I do mean pickled beets. Canning is something that appeals to me too, as I used to do it as a child with relatives.
Mar. 8th, 2012 01:21 pm (UTC)
Maybe trying more new recipes is a more constructive way for me to go. My friend also has a canning setup and has invited me to can with her...not that there's anything do can this time of year. Though we're both intrigued by meat canning.
Mar. 8th, 2012 12:47 pm (UTC)
"1% fun at this point"

LOL I need way more fun in my hobbies than that, but I salute you for going from scratch. Hope it turns out. My parents made beer once and wine a couple of times and then figured it was just easier to buy it at the store.

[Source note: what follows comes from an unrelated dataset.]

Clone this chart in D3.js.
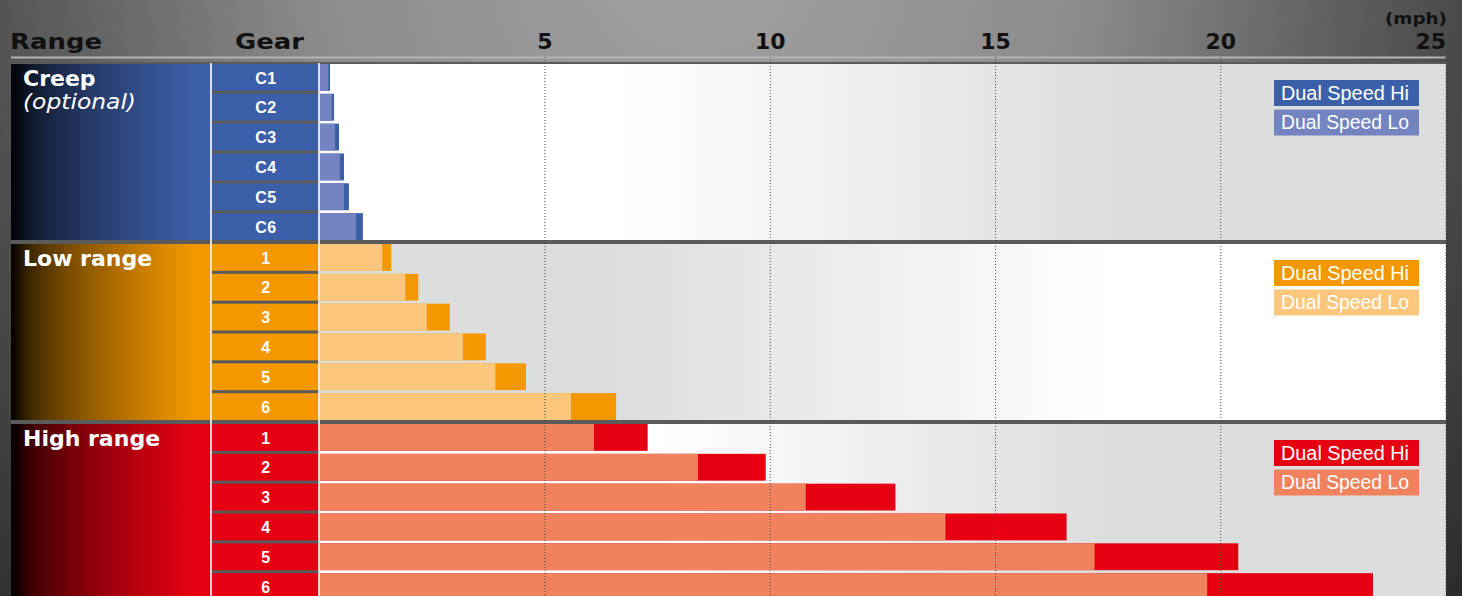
<!DOCTYPE html>
<html>
<head>
<meta charset="utf-8">
<script src="https://cdn.jsdelivr.net/npm/d3@7"></script>
<style>
  html, body { margin: 0; padding: 0; background: #333; overflow: hidden; }
  svg { display: block; }
</style>
</head>
<body>
<script>
// Data (mph)
const ranges = ["Creep", "Low range", "High range"];
const rangeNotes = ["(optional)", "", ""];
const gearsCreep = ["C1", "C2", "C3", "C4", "C5", "C6"];
const gearsStd = ["1", "2", "3", "4", "5", "6"];

const creepLo = [0.20, 0.28, 0.35, 0.46, 0.55, 0.82];
const creepHi = [0.24, 0.33, 0.44, 0.55, 0.66, 0.97];
const lowLo = [1.40, 1.91, 2.39, 3.19, 3.91, 5.59];
const lowHi = [1.60, 2.20, 2.90, 3.70, 4.59, 6.59];
const highLo = [6.10, 8.41, 10.80, 13.90, 17.21, 19.71];
const highHi = [7.29, 9.91, 12.79, 16.59, 20.40, 23.39];

const tickValues = [5, 10, 15, 20, 25];
const legendLabels = ["Dual Speed Hi", "Dual Speed Lo"];

// Styles
const hiColors = ["#3c5fa9", "#f39800", "#e60012"];
const loColors = ["#7384c1", "#fbc77c", "#f0835e"];
const plotFade = [[620, 1110, false], [620, 1110, true], [660, 1100, false]];
const grey = "#dcdedd";

const width = 1462;
const height = 596;

const panels = ranges.map((r, i) => ({
  name: r,
  note: rangeNotes[i],
  gears: i === 0 ? gearsCreep : gearsStd,
  lo: [creepLo, lowLo, highLo][i],
  hi: [creepHi, lowHi, highHi][i],
  hiColor: hiColors[i],
  loColor: loColors[i],
  fade: plotFade[i],
  idx: i
}));

const x = d3.scaleLinear().domain([0, 25]).range([319.2, 1445.5]);
const panelY = d3.scaleBand().domain(ranges).range([64, 600]).paddingInner(4 / 180);

const svg = d3.select("body")
  .append("svg")
  .attr("width", width)
  .attr("height", height);

const defs = svg.append("defs");

// page background
const pageGrad = defs.append("radialGradient")
  .attr("id", "pageBg")
  .attr("gradientUnits", "userSpaceOnUse")
  .attr("cx", 700).attr("cy", -50).attr("r", 1100);
[[0, "#a2a2a2"], [0.35, "#8c8c8c"], [0.68, "#4c4c4c"], [1, "#1e1e1e"]].forEach(s => {
  pageGrad.append("stop").attr("offset", s[0]).attr("stop-color", s[1]);
});

svg.append("rect")
  .attr("width", width).attr("height", height)
  .attr("fill", "url(#pageBg)");

// header line
svg.append("line")
  .attr("x1", 11).attr("x2", 1446)
  .attr("y1", 57.5).attr("y2", 57.5)
  .attr("stroke", "#b4b4b4")
  .attr("stroke-width", 2);

// dark backing behind the panels
svg.append("rect")
  .attr("x", 11).attr("y", 62)
  .attr("width", 1435).attr("height", height - 62)
  .attr("fill", "#5a5a5a");

panels.forEach(p => {
  // range label gradient
  const lg = defs.append("linearGradient")
    .attr("id", "lab" + p.idx)
    .attr("gradientUnits", "userSpaceOnUse")
    .attr("x1", 11).attr("x2", 195).attr("y1", 0).attr("y2", 0);
  d3.range(0, 1.01, 0.1).forEach(t => {
    lg.append("stop")
      .attr("offset", t)
      .attr("stop-color", d3.interpolateRgb("#000", p.hiColor)(Math.pow(t, 0.6)));
  });

  // plot background gradient
  const pg = defs.append("linearGradient")
    .attr("id", "plot" + p.idx)
    .attr("gradientUnits", "userSpaceOnUse")
    .attr("x1", p.fade[0]).attr("x2", p.fade[1]).attr("y1", 0).attr("y2", 0);
  pg.append("stop").attr("offset", 0).attr("stop-color", p.fade[2] ? grey : "#fff");
  pg.append("stop").attr("offset", 1).attr("stop-color", p.fade[2] ? "#fff" : grey);
});

const panelG = svg.selectAll("g.panel")
  .data(panels)
  .join("g")
  .attr("class", "panel");

panelG.each(function(p) {
  const g = d3.select(this);
  const top = panelY(p.name);
  const bh = panelY.bandwidth();
  const rowY = d3.scaleBand().domain(p.gears).range([top, top + bh]).paddingInner(0.1);
  const rows = p.gears.map((gear, j) => ({ gear, lo: p.lo[j], hi: p.hi[j] }));

  g.append("rect")
    .attr("x", 11).attr("y", top)
    .attr("width", 200).attr("height", bh)
    .attr("fill", `url(#lab${p.idx})`);

  g.append("rect")
    .attr("x", 320).attr("y", top)
    .attr("width", 1446 - 320).attr("height", bh)
    .attr("fill", `url(#plot${p.idx})`);

  g.selectAll("rect.gear")
    .data(rows)
    .join("rect")
    .attr("class", "gear")
    .attr("x", 212).attr("y", d => rowY(d.gear))
    .attr("width", 107).attr("height", rowY.bandwidth())
    .attr("fill", p.hiColor);

  g.selectAll("text.gear")
    .data(rows)
    .join("text")
    .attr("class", "gear")
    .attr("x", 266).attr("y", d => rowY(d.gear) + 19.5)
    .attr("text-anchor", "middle")
    .attr("fill", "#fff")
    .attr("font-family", "Liberation Sans, Arial, sans-serif")
    .attr("font-weight", "bold")
    .attr("font-size", 16)
    .attr("letter-spacing", 0.5)
    .text(d => d.gear);

  // hi bar under, lo bar on top
  g.selectAll("rect.hi")
    .data(rows)
    .join("rect")
    .attr("class", "hi")
    .attr("x", x(0)).attr("y", d => rowY(d.gear))
    .attr("width", d => x(d.hi) - x(0)).attr("height", rowY.bandwidth())
    .attr("fill", p.hiColor);

  g.selectAll("rect.lo")
    .data(rows)
    .join("rect")
    .attr("class", "lo")
    .attr("x", x(0)).attr("y", d => rowY(d.gear))
    .attr("width", d => x(d.lo) - x(0)).attr("height", rowY.bandwidth())
    .attr("fill", p.loColor);

  // range label
  g.append("text")
    .attr("x", 23).attr("y", top + 21.5)
    .attr("fill", "#fff")
    .attr("font-family", "DejaVu Sans")
    .attr("font-weight", "bold")
    .attr("font-size", 22)
    .text(p.name);

  if (p.note) {
    g.append("text")
      .attr("x", 23).attr("y", top + 44.5)
      .attr("fill", "#fff")
      .attr("font-family", "DejaVu Sans")
      .attr("font-style", "oblique")
      .attr("font-size", 21)
      .attr("textLength", 113)
      .attr("lengthAdjust", "spacingAndGlyphs")
      .text(p.note);
  }

  // legend
  const leg = g.selectAll("g.leg")
    .data(legendLabels)
    .join("g")
    .attr("class", "leg")
    .attr("transform", (d, k) => `translate(1274, ${top + 16 + k * 29.5})`);

  leg.append("rect")
    .attr("width", 145).attr("height", 26)
    .attr("fill", (d, k) => k === 0 ? p.hiColor : p.loColor);

  leg.append("text")
    .attr("x", 7).attr("y", 19.5)
    .attr("fill", "#fff")
    .attr("font-family", "Liberation Sans, Arial, sans-serif")
    .attr("font-size", 19.5)
    .attr("textLength", 128)
    .attr("lengthAdjust", "spacingAndGlyphs")
    .text(d => d);
});

// dotted grid lines
svg.append("g")
  .attr("transform", "translate(0,57)")
  .call(d3.axisBottom(x).tickValues(tickValues).tickSize(height - 57).tickFormat(""))
  .call(g => g.select(".domain").remove())
  .selectAll("line")
  .attr("stroke", "#444")
  .attr("stroke-width", 1)
  .attr("stroke-dasharray", "1,2");

// white column separators
[211, 319].forEach(xx => {
  svg.append("line")
    .attr("x1", xx).attr("x2", xx)
    .attr("y1", 63).attr("y2", height)
    .attr("stroke", "#fff")
    .attr("stroke-width", 1.6);
});

// tick labels
const axisTop = svg.append("g")
  .attr("transform", "translate(0,49)")
  .call(d3.axisTop(x).tickValues(tickValues).tickSize(0).tickPadding(0));
axisTop.select(".domain").remove();
axisTop.selectAll("text")
  .attr("fill", "#111")
  .attr("font-family", "DejaVu Sans")
  .attr("font-weight", "bold")
  .attr("font-size", 22)
  .attr("text-anchor", d => d === 25 ? "end" : "middle");

// headers
svg.append("text")
  .attr("x", 10).attr("y", 49)
  .attr("fill", "#111")
  .attr("font-family", "DejaVu Sans")
  .attr("font-weight", "bold")
  .attr("font-size", 22)
  .attr("textLength", 92)
  .attr("lengthAdjust", "spacingAndGlyphs")
  .text("Range");

svg.append("text")
  .attr("x", 235).attr("y", 49)
  .attr("fill", "#111")
  .attr("font-family", "DejaVu Sans")
  .attr("font-weight", "bold")
  .attr("font-size", 22)
  .attr("textLength", 69)
  .attr("lengthAdjust", "spacingAndGlyphs")
  .text("Gear");

svg.append("text")
  .attr("x", 1447).attr("y", 24)
  .attr("text-anchor", "end")
  .attr("fill", "#111")
  .attr("font-family", "DejaVu Sans")
  .attr("font-weight", "bold")
  .attr("font-size", 15)
  .attr("textLength", 62)
  .attr("lengthAdjust", "spacingAndGlyphs")
  .text("(mph)");
</script>
</body>
</html>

Mar. 8th, 2012 01:20 pm (UTC)
It's one of those hobbies where you figure you might as well use that damn equipment you bought.
Amanda Corlies
Mar. 9th, 2012 01:12 am (UTC)
The fun is most definitely on the flip side when the drinking begins. I just hate the waiting. We make wine every year on our farm from the Concord vines that have been growing here since before I was born. We use part of the crop for jelly, and part of it for wine. The wine making is ridiculous! You add one thing and wait for weeks, add another thing, wait for weeks more. Gah! But, I sure do enjoy the drinking part. :D
Mar. 9th, 2012 08:26 am (UTC)
How many acres are on your farm?

One year there was going to be a really early frost, and a customer I knew from the library invited me to come out to her farm and pick whatever I wanted since it would be lost to the frost if I didn't. She had grapes--your story reminds me of that. They were nothing like store bought. Lots of character.
Josephine Myles
Mar. 21st, 2012 06:10 pm (UTC)
The husband makes homebrew on occasion, and he gets the best flavoured stuff when he boils up the malted grains - the darker the better. If you can get chocolate malts over in the states, you can make good, strong flavoured beer - British style!
Mar. 21st, 2012 06:31 pm (UTC)
My latest recipe - the one I made myself - is making me think it might be worth my time.